After a highly effective four-day strike, Shell tanker drivers pulled of a spectacular pay agreement. The drivers accepted a two year 14 percent increase. Moreover, it is front-end loaded; 9 percent this year and 5 percent next year. The Shell increase is significantly higher than the rate of inflation. So much for pay restraint.
The deal stands in stark contrast to UK average earnings growth. The most recent earnings data shows that most workers, both in the public and private sectors, are now suffering real wage reductions. We all feel it; wages are simply not keeping up with inflation.
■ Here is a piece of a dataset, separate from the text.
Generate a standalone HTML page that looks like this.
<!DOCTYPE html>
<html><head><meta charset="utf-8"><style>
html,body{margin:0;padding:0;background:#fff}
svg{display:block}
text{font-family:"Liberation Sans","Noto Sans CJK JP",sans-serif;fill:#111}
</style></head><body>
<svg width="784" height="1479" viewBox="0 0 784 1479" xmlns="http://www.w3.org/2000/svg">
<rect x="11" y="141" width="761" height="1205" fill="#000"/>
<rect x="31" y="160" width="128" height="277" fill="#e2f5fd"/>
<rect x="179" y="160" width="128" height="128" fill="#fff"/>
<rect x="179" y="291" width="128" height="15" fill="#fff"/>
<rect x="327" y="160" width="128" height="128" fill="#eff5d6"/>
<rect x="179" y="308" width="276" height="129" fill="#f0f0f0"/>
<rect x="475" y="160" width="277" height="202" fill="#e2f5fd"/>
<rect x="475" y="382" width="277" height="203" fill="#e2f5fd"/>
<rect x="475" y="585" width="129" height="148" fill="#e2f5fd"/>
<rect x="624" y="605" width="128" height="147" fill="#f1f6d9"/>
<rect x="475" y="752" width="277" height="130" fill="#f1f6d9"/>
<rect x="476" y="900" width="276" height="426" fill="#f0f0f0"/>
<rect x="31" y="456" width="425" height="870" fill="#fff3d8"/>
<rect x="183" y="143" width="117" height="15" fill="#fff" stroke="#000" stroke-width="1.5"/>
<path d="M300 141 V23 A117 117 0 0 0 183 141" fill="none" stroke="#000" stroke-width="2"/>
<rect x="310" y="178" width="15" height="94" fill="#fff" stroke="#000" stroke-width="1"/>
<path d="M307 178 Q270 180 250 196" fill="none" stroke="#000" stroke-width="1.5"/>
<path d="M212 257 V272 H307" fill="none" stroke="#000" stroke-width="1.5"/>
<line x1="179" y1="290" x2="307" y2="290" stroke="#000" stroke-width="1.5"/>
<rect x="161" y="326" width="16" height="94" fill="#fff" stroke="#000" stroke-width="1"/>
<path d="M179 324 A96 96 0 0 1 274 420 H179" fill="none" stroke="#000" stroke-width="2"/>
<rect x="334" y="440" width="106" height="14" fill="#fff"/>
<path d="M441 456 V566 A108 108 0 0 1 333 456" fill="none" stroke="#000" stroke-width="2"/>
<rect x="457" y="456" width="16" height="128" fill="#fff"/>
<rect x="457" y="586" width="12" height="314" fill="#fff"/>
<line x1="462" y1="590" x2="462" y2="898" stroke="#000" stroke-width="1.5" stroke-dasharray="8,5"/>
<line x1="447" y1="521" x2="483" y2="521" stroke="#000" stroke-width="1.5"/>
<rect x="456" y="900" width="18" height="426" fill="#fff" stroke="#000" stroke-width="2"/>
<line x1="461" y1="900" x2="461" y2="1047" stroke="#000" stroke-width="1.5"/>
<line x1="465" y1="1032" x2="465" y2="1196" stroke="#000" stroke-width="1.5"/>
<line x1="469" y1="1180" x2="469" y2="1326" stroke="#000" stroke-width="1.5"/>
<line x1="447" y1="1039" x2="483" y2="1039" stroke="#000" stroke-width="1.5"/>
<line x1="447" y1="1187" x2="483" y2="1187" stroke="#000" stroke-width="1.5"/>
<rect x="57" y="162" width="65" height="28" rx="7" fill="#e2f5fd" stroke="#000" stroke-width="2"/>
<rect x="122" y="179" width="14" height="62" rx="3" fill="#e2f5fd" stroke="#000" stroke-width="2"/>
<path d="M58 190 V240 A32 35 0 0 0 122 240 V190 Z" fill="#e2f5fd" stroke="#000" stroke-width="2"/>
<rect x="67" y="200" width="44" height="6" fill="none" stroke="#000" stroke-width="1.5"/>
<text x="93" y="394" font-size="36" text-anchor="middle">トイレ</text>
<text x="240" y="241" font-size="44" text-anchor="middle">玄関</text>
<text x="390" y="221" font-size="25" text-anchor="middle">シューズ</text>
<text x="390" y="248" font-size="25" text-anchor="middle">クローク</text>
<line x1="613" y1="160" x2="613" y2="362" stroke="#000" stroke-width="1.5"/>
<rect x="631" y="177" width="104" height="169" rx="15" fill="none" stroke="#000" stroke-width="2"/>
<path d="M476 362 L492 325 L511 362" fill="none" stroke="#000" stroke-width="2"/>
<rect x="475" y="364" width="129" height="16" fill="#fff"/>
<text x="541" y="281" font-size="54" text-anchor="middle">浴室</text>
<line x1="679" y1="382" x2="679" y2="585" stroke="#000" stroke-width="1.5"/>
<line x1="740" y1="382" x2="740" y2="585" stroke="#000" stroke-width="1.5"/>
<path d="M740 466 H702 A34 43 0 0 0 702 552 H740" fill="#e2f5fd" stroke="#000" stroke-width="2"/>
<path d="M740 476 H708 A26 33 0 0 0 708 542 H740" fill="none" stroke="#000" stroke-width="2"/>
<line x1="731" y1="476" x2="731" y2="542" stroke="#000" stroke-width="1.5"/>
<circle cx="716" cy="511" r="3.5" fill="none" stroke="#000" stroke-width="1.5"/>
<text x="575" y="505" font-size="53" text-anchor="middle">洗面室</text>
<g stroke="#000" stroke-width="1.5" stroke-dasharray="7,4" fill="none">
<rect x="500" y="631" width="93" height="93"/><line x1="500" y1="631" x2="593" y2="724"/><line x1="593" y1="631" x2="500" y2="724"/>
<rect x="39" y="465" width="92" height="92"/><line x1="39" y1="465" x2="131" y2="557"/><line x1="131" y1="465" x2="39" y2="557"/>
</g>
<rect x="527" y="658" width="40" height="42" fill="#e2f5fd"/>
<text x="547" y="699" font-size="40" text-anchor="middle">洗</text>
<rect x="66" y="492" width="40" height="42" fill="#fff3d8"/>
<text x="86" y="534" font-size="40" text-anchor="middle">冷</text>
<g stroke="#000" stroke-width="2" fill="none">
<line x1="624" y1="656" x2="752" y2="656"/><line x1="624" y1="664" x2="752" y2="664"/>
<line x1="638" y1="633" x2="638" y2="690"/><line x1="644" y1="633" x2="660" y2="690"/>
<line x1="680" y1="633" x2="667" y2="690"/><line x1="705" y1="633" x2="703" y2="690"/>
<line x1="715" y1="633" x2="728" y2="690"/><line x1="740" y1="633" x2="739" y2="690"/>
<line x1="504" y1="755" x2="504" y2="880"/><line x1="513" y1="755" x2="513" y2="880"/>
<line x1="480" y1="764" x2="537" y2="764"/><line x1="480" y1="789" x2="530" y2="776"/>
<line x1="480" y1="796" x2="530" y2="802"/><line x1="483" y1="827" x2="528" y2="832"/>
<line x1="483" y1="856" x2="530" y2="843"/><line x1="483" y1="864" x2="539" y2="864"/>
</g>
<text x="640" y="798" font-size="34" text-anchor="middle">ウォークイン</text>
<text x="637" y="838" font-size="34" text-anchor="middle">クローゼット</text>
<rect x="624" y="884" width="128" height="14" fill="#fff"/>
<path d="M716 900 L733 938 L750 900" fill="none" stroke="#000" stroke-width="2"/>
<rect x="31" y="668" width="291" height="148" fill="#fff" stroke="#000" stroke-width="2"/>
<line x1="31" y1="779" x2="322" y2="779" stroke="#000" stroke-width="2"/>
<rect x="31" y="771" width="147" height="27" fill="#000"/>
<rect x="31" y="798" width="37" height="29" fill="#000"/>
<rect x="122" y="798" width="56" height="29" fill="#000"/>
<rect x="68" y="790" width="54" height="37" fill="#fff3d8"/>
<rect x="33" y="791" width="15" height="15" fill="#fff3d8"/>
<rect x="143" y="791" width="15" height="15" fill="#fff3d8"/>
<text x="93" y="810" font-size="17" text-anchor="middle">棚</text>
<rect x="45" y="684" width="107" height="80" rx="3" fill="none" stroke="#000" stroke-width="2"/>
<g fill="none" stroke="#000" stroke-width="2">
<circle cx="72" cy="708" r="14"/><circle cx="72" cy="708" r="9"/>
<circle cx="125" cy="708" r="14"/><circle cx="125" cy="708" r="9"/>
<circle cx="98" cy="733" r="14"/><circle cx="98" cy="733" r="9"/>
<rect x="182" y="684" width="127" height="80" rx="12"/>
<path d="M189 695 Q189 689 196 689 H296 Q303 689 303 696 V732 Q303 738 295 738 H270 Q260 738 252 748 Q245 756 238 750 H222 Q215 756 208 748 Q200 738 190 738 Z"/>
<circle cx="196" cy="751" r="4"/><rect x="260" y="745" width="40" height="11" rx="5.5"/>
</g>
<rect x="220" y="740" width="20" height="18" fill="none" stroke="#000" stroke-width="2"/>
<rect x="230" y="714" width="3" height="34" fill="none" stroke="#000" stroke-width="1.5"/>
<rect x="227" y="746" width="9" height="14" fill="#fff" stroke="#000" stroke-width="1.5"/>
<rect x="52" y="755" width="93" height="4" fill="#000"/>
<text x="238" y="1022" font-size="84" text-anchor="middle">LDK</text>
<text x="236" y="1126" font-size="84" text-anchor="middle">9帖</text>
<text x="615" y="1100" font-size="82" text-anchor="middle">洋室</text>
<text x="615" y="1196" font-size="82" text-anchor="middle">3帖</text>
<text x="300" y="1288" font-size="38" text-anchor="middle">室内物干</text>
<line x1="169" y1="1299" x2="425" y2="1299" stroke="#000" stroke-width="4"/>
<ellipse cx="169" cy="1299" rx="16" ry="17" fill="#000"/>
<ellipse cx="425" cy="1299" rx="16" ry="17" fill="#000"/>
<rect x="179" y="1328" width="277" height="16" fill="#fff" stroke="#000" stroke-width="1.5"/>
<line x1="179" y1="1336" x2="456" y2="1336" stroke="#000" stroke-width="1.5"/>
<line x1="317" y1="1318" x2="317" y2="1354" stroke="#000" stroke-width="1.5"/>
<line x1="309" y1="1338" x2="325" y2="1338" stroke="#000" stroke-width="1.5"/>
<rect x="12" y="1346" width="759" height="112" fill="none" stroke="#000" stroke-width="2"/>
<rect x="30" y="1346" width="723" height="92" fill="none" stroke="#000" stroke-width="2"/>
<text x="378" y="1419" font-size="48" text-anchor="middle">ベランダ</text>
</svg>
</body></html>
How did the Shell workers pull off this extraordinary 14 percent increase, while the everyone else is making do with 3.5 percent? The Shell workers are organised; and they are in a trade union. They threatened a strike, they voted for one, and then they followed through. Once the strikers threatened UK oil supplies, a 14 percent increase seemed very reasonable.
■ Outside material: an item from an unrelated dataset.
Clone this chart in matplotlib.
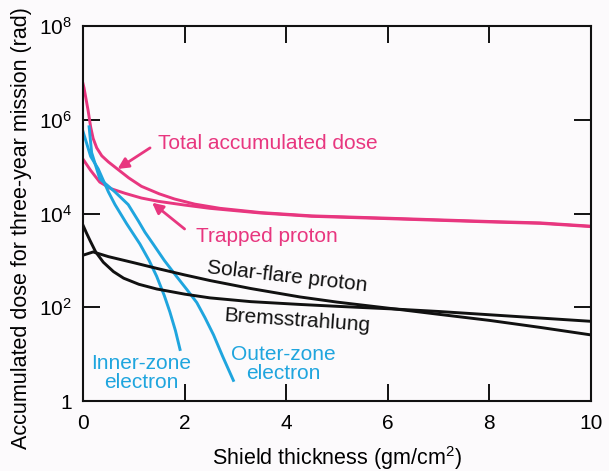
import numpy as np
import matplotlib
matplotlib.use("Agg")
import matplotlib.pyplot as plt

plt.rcParams['font.family'] = ['Liberation Sans', 'DejaVu Sans']
plt.rcParams['mathtext.default'] = 'regular'

pink = '#e8367f'
blue = '#1fa5de'
bg = '#fcfafc'

# curves: thickness (gm/cm2), log10 dose (rad)
total_x = [0, 0.02, 0.05, 0.1, 0.15, 0.2, 0.27, 0.37, 0.5, 0.7, 0.9, 1.15, 1.5, 1.8, 2.2, 2.7, 3.5, 4.5, 6.0, 8.0, 9.0, 10.0]
total_y = [6.77, 6.68, 6.5, 6.2, 5.85, 5.6, 5.4, 5.23, 5.1, 4.93, 4.76, 4.58, 4.42, 4.31, 4.2, 4.11, 4.02, 3.95, 3.90, 3.83, 3.80, 3.73]

trapped_x = [0, 0.15, 0.33, 0.55, 0.83, 1.15, 1.48, 2.0, 2.5, 3.5, 4.5, 6.0, 8.0, 9.0, 10.0]
trapped_y = [5.16, 4.92, 4.67, 4.53, 4.43, 4.33, 4.26, 4.18, 4.11, 4.01, 3.94, 3.89, 3.82, 3.79, 3.72]

inner_x = [0, 0.15, 0.3, 0.5, 0.63, 0.86, 1.12, 1.3, 1.45, 1.6, 1.71, 1.82, 1.91]
inner_y = [5.75, 5.22, 4.95, 4.46, 4.19, 3.78, 3.35, 3.0, 2.66, 2.25, 1.9, 1.5, 1.10]

outer_x = [0.12, 0.17, 0.33, 0.63, 0.89, 1.09, 1.22, 1.38, 1.6, 1.84, 2.05, 2.24, 2.4, 2.57, 2.75, 2.96]
outer_y = [5.85, 5.3, 4.74, 4.46, 4.19, 3.84, 3.6, 3.35, 3.0, 2.66, 2.37, 2.10, 1.78, 1.41, 0.95, 0.44]

solar_x = [0, 0.2, 0.5, 1.0, 1.45, 2.0, 2.5, 3.3, 4.27, 5.0, 6.17, 7.0, 8.0, 9.0, 10.0]
solar_y = [3.11, 3.18, 3.08, 2.95, 2.83, 2.69, 2.57, 2.40, 2.22, 2.11, 1.96, 1.85, 1.72, 1.57, 1.41]

brems_x = [0, 0.07, 0.14, 0.25, 0.4, 0.6, 0.8, 1.1, 1.45, 2.0, 2.5, 3.3, 4.27, 5.0, 6.17, 7.0, 8.0, 9.0, 10.0]
brems_y = [3.75, 3.58, 3.42, 3.18, 2.96, 2.76, 2.62, 2.49, 2.39, 2.28, 2.20, 2.12, 2.06, 2.02, 1.96, 1.91, 1.84, 1.77, 1.70]

xticks = [0, 2, 4, 6, 8, 10]
yticks = [1, 1e2, 1e4, 1e6, 1e8]
ytick_labels = ['1', '$10^2$', '$10^4$', '$10^6$', '$10^8$']

fig = plt.figure(figsize=(6.09, 4.71), dpi=100, facecolor=bg)
ax = fig.add_axes([0.1363, 0.1486, 0.8341, 0.7962], facecolor=bg)

lw = 2.1
ax.plot(total_x, 10 ** np.array(total_y), color=pink, lw=lw)
ax.plot(trapped_x, 10 ** np.array(trapped_y), color=pink, lw=lw)
ax.plot(inner_x, 10 ** np.array(inner_y), color=blue, lw=lw)
ax.plot(outer_x, 10 ** np.array(outer_y), color=blue, lw=lw)
ax.plot(solar_x, 10 ** np.array(solar_y), color='#111111', lw=lw)
ax.plot(brems_x, 10 ** np.array(brems_y), color='#111111', lw=lw)

ax.set_yscale('log')
ax.set_xlim(0, 10)
ax.set_ylim(1, 1e8)
ax.set_xticks(xticks)
ax.set_yticks(yticks)
ax.set_yticklabels(ytick_labels)
ax.yaxis.set_minor_locator(matplotlib.ticker.NullLocator())
ax.tick_params(direction='in', length=12, width=1.4, labelsize=15,
               top=True, right=True, color='#111111')
ax.tick_params(axis='x', pad=9)
ax.tick_params(axis='y', pad=8)
for s in ax.spines.values():
    s.set_linewidth(1.5)
    s.set_color('#111111')

ax.set_xlabel('Shield thickness (gm/cm$^2$)', fontsize=15.5)
ax.set_ylabel('Accumulated dose for three-year mission (rad)', fontsize=15.5)
ax.xaxis.set_label_coords(0.5, -0.115)
ax.yaxis.set_label_coords(-0.1, 0.46)

arrow = dict(arrowstyle='-|>', color=pink, lw=2, mutation_scale=16, shrinkA=0, shrinkB=0)
ax.text(1.48, 10 ** 5.5, 'Total accumulated dose', color=pink, fontsize=15, va='center', ha='left')
ax.annotate('', xy=(0.68, 10 ** 4.95), xytext=(1.32, 10 ** 5.40), arrowprops=arrow)
ax.annotate('', xy=(1.36, 10 ** 4.23), xytext=(2.0, 10 ** 3.67), arrowprops=arrow)
ax.text(2.22, 10 ** 3.52, 'Trapped proton', color=pink, fontsize=15, va='center', ha='left')

ax.text(4.01, 10 ** 2.66, 'Solar-flare proton', color='#111111', fontsize=15,
        va='center', ha='center', rotation=-6.5, rotation_mode='anchor')
ax.text(4.21, 10 ** 1.72, 'Bremsstrahlung', color='#111111', fontsize=15,
        va='center', ha='center', rotation=-4, rotation_mode='anchor')

ax.text(1.14, 10 ** 0.60, 'Inner-zone\nelectron', color=blue, fontsize=15,
        va='center', ha='center', linespacing=1.0)
ax.text(3.94, 10 ** 0.79, 'Outer-zone\nelectron', color=blue, fontsize=15,
        va='center', ha='center', linespacing=1.0)

fig.savefig('out.png', dpi=100, facecolor=bg)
Strike action? Double digit pay increases? Didn't Thatcher kill off the trade unions back in the 1980s?
Certainly, a casual examination of the facts seem to bear this claim out. After 1979, her government passed a series of laws that restricted trade union activity. One by one, the unions attacked, and government faced them down. The last major confrontation; the miner's strike of 1985 was the last of the battles. After that, the trade union movement was finished.
However, the story isn't quite as simple as that. Between the end of the war and 1970, trade union membership was remarkably stable. Around 9 million workers were members, mostly in traditional manufacturing industries. National strikes were comparatively rare, although small "wild-cat" strikes were quite common.
After 1970, things changed. Within 9 years, union membership increased to 13 million, and by the time Thatcher crossed the threshold of 10, about 50 percent of the workforce were members.
Why did membership surge? One word - inflation; when prices are rising, workers have only way of maintaining the value of wages - collective action. During the 1970s, workers belonging to aggressive trade unions were most able to protect their standard of living. Non-unionized workers suffered the most.
Today's Shell agreement provides a powerful example of the importance of unions in times of inflation. Pay restraint, the government are deluding themselves. If inflation continues to accelerate; the unions will be back.